EDIT: accidentally put lm314 instead of the correct LM317. post has been corrected.

 

[packet_loss]

Here is the switch I have. I see now under the 'Tech Specs' tab it needs 12V, so I guess I need to hook up one of my extra 12V lines to it.

Man, please don't worry about being too basic for me, I needed to hear all of that. What an awesome reply! Thanks man, I really appreciate you taking the time. I'm about to read it all again so I can put together any questions I have and I'm sure I'll have a couple. Thanks again!

 

[solis365]

Well I just hope it helps with the understanding. Any questions you have I would be happy to answer.

As far as the switch, I'm not sure. They really should post datasheets. Sighhh....
What, exactly, are you using this switch for? Because it is only rated for 12V, DC. If you have this cutting the circuit on the side that plugs into the wall you might get a surprise when you hook it up, since then it will be blocking 120V, AC instead of 12V, DC. If you are just controlling the outputs ("project" side) of your power supply it will be OK.

You said you had used a multimeter to test which two contacts were the switch leads and which contact was for the LED, correct?
If your multimeter has a Diode Tester you might try using that between each of the two pairs of leads that connect to the LED to determine which direction the LED points (whether the third lead of the switch is its anode or its cathode). Another test might be to take a 9V battery and a 100ohm resistor. hook one end of the battery to one of the switch contacts and the other end of the battery to the resistor. Then touch other switch contacts with the free end of the resistor to see what makes the LED light up. Might take a few tries, and you will have to make sure that it lights up correctly in the switch positions you want, but seeing as you don't have a datasheet for the switch its the only way to find out.

The switch might have an internal resistor for the LED so if the LED barely lights up when you test it, or doesnt at all, try a smaller resistor.
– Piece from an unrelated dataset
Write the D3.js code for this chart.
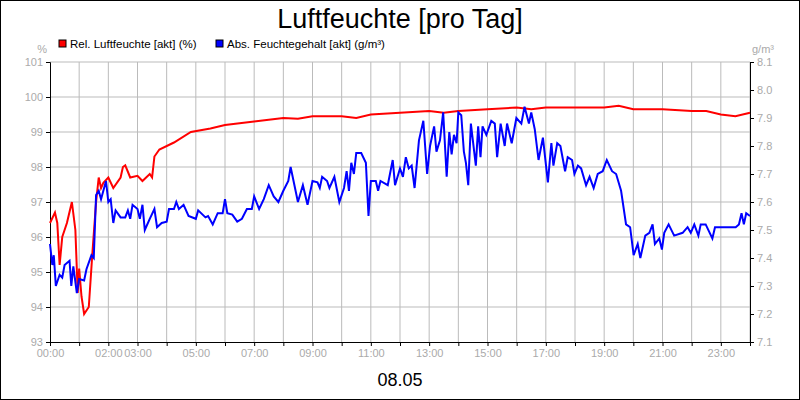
<!DOCTYPE html>
<html><head><meta charset="utf-8">
<script src="https://cdn.jsdelivr.net/npm/d3@7"></script>
<style>body{margin:0;background:#fff}svg{font-family:"Liberation Sans",Arial,sans-serif}</style>
</head><body><div id="chart"></div>
<script>
// data (time in hours)
var relTime = [0,0.17,0.25,0.33,0.42,0.58,0.75,0.87,0.95,1.0,1.08,1.17,1.33,1.45,1.58,1.67,1.75,1.83,2.0,2.17,2.42,2.5,2.58,2.75,3.0,3.17,3.42,3.5,3.58,3.75,4.25,4.83,5.5,6.0,7.0,7.5,8.0,8.5,9.0,10.0,10.5,11.0,12.0,13.0,13.5,14.0,15.0,16.0,16.5,17.0,18.0,19.0,19.5,20.0,21.0,22.0,22.5,23.0,23.5,24.0];
var relHum = [96.4,96.7,96.4,95.2,96.0,96.4,97.0,96.2,94.4,95.1,94.3,93.8,94.0,95.5,97.0,97.7,97.4,97.55,97.7,97.4,97.7,98.0,98.05,97.7,97.75,97.6,97.8,97.7,98.3,98.5,98.7,99.0,99.1,99.2,99.3,99.35,99.4,99.38,99.45,99.45,99.4,99.5,99.55,99.6,99.55,99.6,99.65,99.7,99.65,99.7,99.7,99.7,99.75,99.65,99.65,99.6,99.6,99.5,99.45,99.55];
var absTime = [0,0.08,0.13,0.2,0.33,0.42,0.5,0.67,0.73,0.8,0.92,1.0,1.17,1.25,1.42,1.5,1.58,1.67,1.75,1.92,2.0,2.08,2.17,2.25,2.42,2.58,2.67,2.75,2.83,3.0,3.08,3.17,3.25,3.42,3.58,3.67,3.83,4.0,4.08,4.25,4.33,4.42,4.58,4.75,5.0,5.08,5.33,5.42,5.58,5.75,5.92,6.0,6.08,6.25,6.42,6.58,6.75,6.92,7.0,7.17,7.33,7.5,7.67,7.83,8.0,8.17,8.25,8.42,8.5,8.67,8.83,9.0,9.17,9.25,9.33,9.5,9.58,9.75,9.92,10.08,10.17,10.25,10.33,10.42,10.5,10.67,10.83,10.92,11.0,11.17,11.25,11.33,11.58,11.75,11.83,12.0,12.1,12.2,12.3,12.4,12.5,12.65,12.8,12.93,13.03,13.17,13.25,13.37,13.48,13.6,13.69,13.77,13.85,13.94,14.0,14.1,14.19,14.26,14.34,14.43,14.6,14.68,14.76,14.83,14.96,15.13,15.25,15.33,15.45,15.59,15.67,15.83,15.99,16.16,16.27,16.42,16.5,16.62,16.75,16.9,17.07,17.19,17.26,17.39,17.5,17.66,17.75,17.9,17.98,18.1,18.21,18.38,18.5,18.64,18.78,18.95,19.09,19.27,19.41,19.58,19.75,19.89,20.01,20.15,20.24,20.41,20.55,20.66,20.74,20.89,20.98,21.06,21.21,21.4,21.69,21.86,21.97,22.09,22.23,22.31,22.48,22.71,22.8,23.51,23.62,23.71,23.79,23.87,24.0];
var absHum = [7.45,7.375,7.41,7.30,7.34,7.33,7.375,7.39,7.30,7.37,7.275,7.325,7.32,7.36,7.41,7.40,7.625,7.64,7.61,7.675,7.60,7.61,7.525,7.57,7.545,7.545,7.57,7.54,7.59,7.575,7.54,7.59,7.50,7.54,7.575,7.51,7.525,7.53,7.575,7.575,7.60,7.575,7.59,7.55,7.54,7.57,7.545,7.55,7.52,7.56,7.56,7.61,7.56,7.555,7.53,7.54,7.575,7.575,7.62,7.575,7.61,7.66,7.62,7.60,7.64,7.675,7.725,7.64,7.60,7.66,7.59,7.675,7.67,7.65,7.69,7.675,7.65,7.69,7.60,7.65,7.71,7.64,7.74,7.70,7.775,7.775,7.74,7.55,7.675,7.675,7.64,7.675,7.66,7.75,7.66,7.72,7.69,7.76,7.72,7.73,7.65,7.82,7.89,7.70,7.80,7.87,7.78,7.82,7.92,7.69,7.85,7.77,7.84,7.81,7.92,7.91,7.78,7.74,7.66,7.88,7.73,7.87,7.76,7.87,7.84,7.89,7.88,7.76,7.88,7.80,7.88,7.81,7.90,7.88,7.94,7.88,7.92,7.86,7.75,7.83,7.67,7.81,7.73,7.81,7.80,7.71,7.76,7.75,7.70,7.73,7.72,7.66,7.69,7.65,7.70,7.71,7.75,7.71,7.70,7.64,7.52,7.51,7.41,7.45,7.40,7.48,7.49,7.52,7.45,7.47,7.43,7.49,7.52,7.48,7.49,7.51,7.49,7.52,7.48,7.52,7.52,7.47,7.51,7.51,7.52,7.56,7.52,7.56,7.55];
var leftTicks = [93,94,95,96,97,98,99,100,101];
var rightTicks = [7.1,7.2,7.3,7.4,7.5,7.6,7.7,7.8,7.9,8.0,8.1];
var hourLabels = [0,2,3,5,7,9,11,13,15,17,19,21,23];

var W = 800, H = 400;
var m = {top: 62, right: 50, bottom: 58, left: 50};
var w = W - m.left - m.right, h = H - m.top - m.bottom;

var svg = d3.select("#chart").append("svg").attr("width", W).attr("height", H);
svg.append("rect").attr("x", 0.5).attr("y", 0.5).attr("width", W - 1).attr("height", H - 1)
  .attr("fill", "#fff").attr("stroke", "#000");

var g = svg.append("g").attr("transform", `translate(${m.left},${m.top})`);

var x = d3.scaleLinear().domain([0, 24]).range([0, w]);
var yL = d3.scaleLinear().domain([93, 101]).range([h, 0]);
var yR = d3.scaleLinear().domain([7.1, 8.1]).range([h, 0]);

// grid
g.append("g").selectAll("line").data(d3.range(1, 25)).enter().append("line")
  .attr("x1", d => x(d)).attr("x2", d => x(d)).attr("y1", 0).attr("y2", h)
  .attr("stroke", "#bbb");
g.append("g").selectAll("line").data(leftTicks.slice(1)).enter().append("line")
  .attr("x1", 0).attr("x2", w).attr("y1", d => yL(d)).attr("y2", d => yL(d))
  .attr("stroke", "#bbb");

// axes
var ax = g.append("g").attr("transform", `translate(0,${h})`)
  .call(d3.axisBottom(x).tickValues(d3.range(0, 25)).tickSize(4)
    .tickFormat(d => hourLabels.includes(d) ? String(d).padStart(2, "0") + ":00" : ""));
var al = g.append("g").call(d3.axisLeft(yL).tickValues(leftTicks).tickSize(4).tickFormat(d3.format("d")));
var ar = g.append("g").attr("transform", `translate(${w},0)`)
  .call(d3.axisRight(yR).tickValues(rightTicks).tickSize(4).tickFormat(d3.format(".1f")));
[ax, al, ar].forEach(a => {
  a.select(".domain").attr("stroke", "#000");
  a.selectAll(".tick line").attr("stroke", "#000");
  a.selectAll("text").attr("fill", "#aaa").style("font-size", "11px").style("font-family", "Liberation Sans, Arial");
});
ax.selectAll(".tick:last-child text").remove();

// lines
var relData = relTime.map((t, i) => [t, relHum[i]]);
var absData = absTime.map((t, i) => [t, absHum[i]]);
g.append("path").datum(relData).attr("fill", "none").attr("stroke", "#f00").attr("stroke-width", 2)
  .attr("d", d3.line().x(d => x(d[0])).y(d => yL(d[1])));
g.append("path").datum(absData).attr("fill", "none").attr("stroke", "#00f").attr("stroke-width", 2)
  .attr("d", d3.line().x(d => x(d[0])).y(d => yR(d[1])));

// titles
svg.append("text").attr("x", W / 2).attr("y", 28).attr("text-anchor", "middle")
  .style("font-size", "27px").text("Luftfeuchte [pro Tag]");
svg.append("text").attr("x", W / 2).attr("y", 386).attr("text-anchor", "middle")
  .style("font-size", "18px").text("08.05");
svg.append("text").attr("x", 47).attr("y", 53).attr("text-anchor", "end")
  .attr("fill", "#aaa").style("font-size", "11px").text("%");
svg.append("text").attr("x", 752).attr("y", 53)
  .attr("fill", "#aaa").style("font-size", "11px").text("g/m³");

// legend
var legend = [["Rel. Luftfeuchte [akt] (%)", "#f00", 59], ["Abs. Feuchtegehalt [akt] (g/m³)", "#00f", 216]];
legend.forEach(l => {
  svg.append("rect").attr("x", l[2]).attr("y", 40).attr("width", 7).attr("height", 7)
    .attr("fill", l[1]).attr("stroke", "#000");
  svg.append("text").attr("x", l[2] + 11).attr("y", 48).style("font-size", "11.5px").text(l[0]);
});
</script></body></html>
My guess is that the LED cathode is wired to the switch "output" lead, so that when you flip the switch the LED gets a positive supply and can light up. Thus, whatever lead you have determined to be the LED lead, you probably want to connect to a resistor and then to ground.

[....................[SW]
IN__________/ __________OUT
[.......................|
[....................[LED]
[.......................|
[...............[RESISTOR]
[.......................|
[.....................GND

sorry for the ascii art but I dont have my schematic software on this computer and I have to get going. Good luck!